Eventually, said Romanow, they came to a Klein-brokered agreement.
Klein then sent out for Chinese food and demanded "that we enjoy it together as friends and Canadians from sea to sea to sea bound by this great country. That was Ralph Klein."
Alberta Premier Alison Redford said Klein worked tirelessly to earn the honorific "people's premier."
She recounted a day when Klein, during a northern tour of the province, stopped on the spur of the moment to meet and have coffee with people at a hockey rink in Vermilion.
"What struck me about that wasn't only that he did it, but I didn't hear about that story in Vermilion. I heard about it in Pincher Creek (in southern Alberta), because somebody who was at the arena in Vermilion called their aunt in Pincher Creek and told them they just sat and had coffee with the premier. And that was Ralph Klein."
Earlier Friday, before the memorial, Klein made one last symbolic trip to the buildings that bore witness to his greatest achievements.

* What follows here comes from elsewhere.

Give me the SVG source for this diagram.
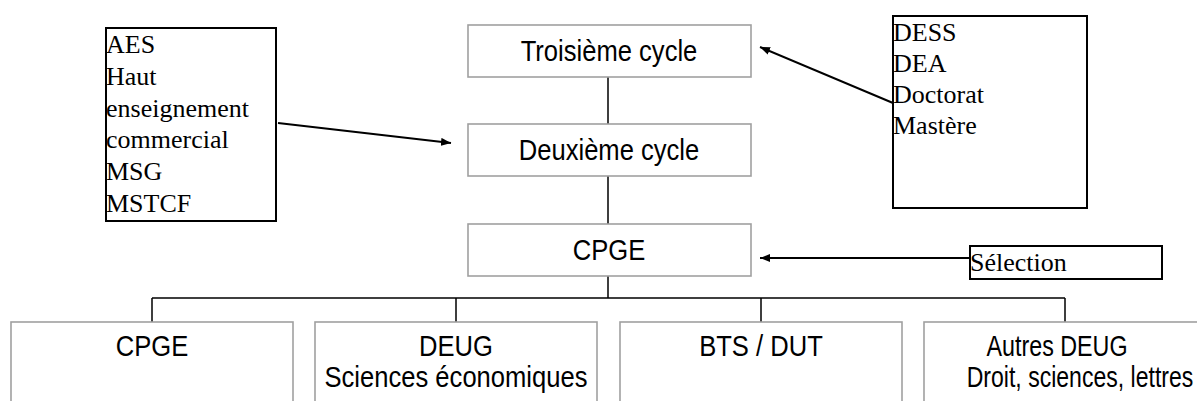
<svg xmlns="http://www.w3.org/2000/svg" width="1197" height="401" viewBox="0 0 1197 401">
<defs>
<style>
.box{fill:#fff;stroke:#a0a0a0;stroke-width:1.6}
.note{fill:#fff;stroke:#000;stroke-width:2}
.sans{font-family:"Liberation Sans",Arial,sans-serif;font-size:25.6px;fill:#000;text-anchor:middle}
.serif{font-family:"Liberation Serif","Times New Roman",serif;font-size:26px;fill:#000}
.line{stroke:#000;stroke-width:1.5;fill:none}
.arrow{stroke:#000;stroke-width:2;fill:none;marker-end:url(#ah)}
</style>
<marker id="ah" viewBox="0 0 10 8" refX="10" refY="4" markerWidth="10" markerHeight="8" markerUnits="userSpaceOnUse" orient="auto">
<path d="M0,0 L10,4 L0,8 Z" fill="#000"/>
</marker>
</defs>
<g id="connectors">
<path class="line" d="M608,77 V124 M608,176 V224 M608,276 V298 M152,298 H1065 M152,298 V322 M456,298 V322 M761,298 V322 M1065,298 V322"/>
<line class="arrow" x1="278" y1="123" x2="451" y2="143"/>
<line class="arrow" x1="893" y1="103" x2="760" y2="47"/>
<line class="arrow" x1="970" y1="258" x2="760" y2="258"/>
</g>
<g id="troisieme">
<rect class="box" x="468" y="25" width="283" height="52"/>
<text class="sans" transform="translate(609,61) scale(1,1.12)">Troisième cycle</text>
</g>
<g id="deuxieme">
<rect class="box" x="468" y="124" width="283" height="52"/>
<text class="sans" transform="translate(609,160) scale(1,1.12)">Deuxième cycle</text>
</g>
<g id="cpge-top">
<rect class="box" x="468" y="224" width="283" height="52"/>
<text class="sans" transform="translate(609,260) scale(1,1.12)">CPGE</text>
</g>
<g id="note-left">
<rect class="note" x="106" y="28" width="170" height="193"/>
<g class="serif">
<text transform="translate(106,53) scale(1,0.93)">AES</text>
<text transform="translate(106,85) scale(1,0.93)">Haut</text>
<text transform="translate(106,117) scale(1,0.93)">enseignement</text>
<text transform="translate(106,148) scale(1,0.93)">commercial</text>
<text transform="translate(106,180) scale(1,0.93)">MSG</text>
<text transform="translate(106,212) scale(1,0.93)">MSTCF</text>
</g>
</g>
<g id="note-right">
<rect class="note" x="893" y="16" width="194" height="192"/>
<g class="serif">
<text transform="translate(893,41) scale(1,0.93)">DESS</text>
<text transform="translate(893,72) scale(1,0.93)">DEA</text>
<text transform="translate(893,103) scale(1,0.93)">Doctorat</text>
<text transform="translate(893,134) scale(1,0.93)">Mastère</text>
</g>
</g>
<g id="selection">
<rect class="note" x="970" y="246" width="192" height="33"/>
<text class="serif" transform="translate(970,271) scale(1,0.93)">Sélection</text>
</g>
<g id="cpge">
<rect class="box" x="11" y="322" width="282" height="90"/>
<text class="sans" transform="translate(152,356) scale(1,1.12)">CPGE</text>
</g>
<g id="deug">
<rect class="box" x="315" y="322" width="282" height="90"/>
<text class="sans" transform="translate(456,356) scale(1,1.12)">DEUG</text>
<text class="sans" transform="translate(456,387) scale(1,1.12)">Sciences économiques</text>
</g>
<g id="bts">
<rect class="box" x="620" y="322" width="282" height="90"/>
<text class="sans" transform="translate(761,356) scale(1,1.12)">BTS / DUT</text>
</g>
<g id="autres">
<rect class="box" x="924" y="322" width="282" height="90"/>
<text class="sans" transform="translate(1057,356) scale(0.91,1.12)">Autres DEUG</text>
<text class="sans" transform="translate(1080,387) scale(0.9,1.12)">Droit, sciences, lettres</text>
</g>
</svg>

His ashes were with his widow, Colleen, as she accepted a provincial flag at McDougall Centre, the southern office Klein called home when he ran the province. The procession then stopped at Municipal Plaza across from city hall, where Mayor Naheed Nenshi proclaimed Friday to be Ralph Klein Day to honour Klein's time as mayor from 1980 to 1989.
Klein is to be buried today in a private ceremony.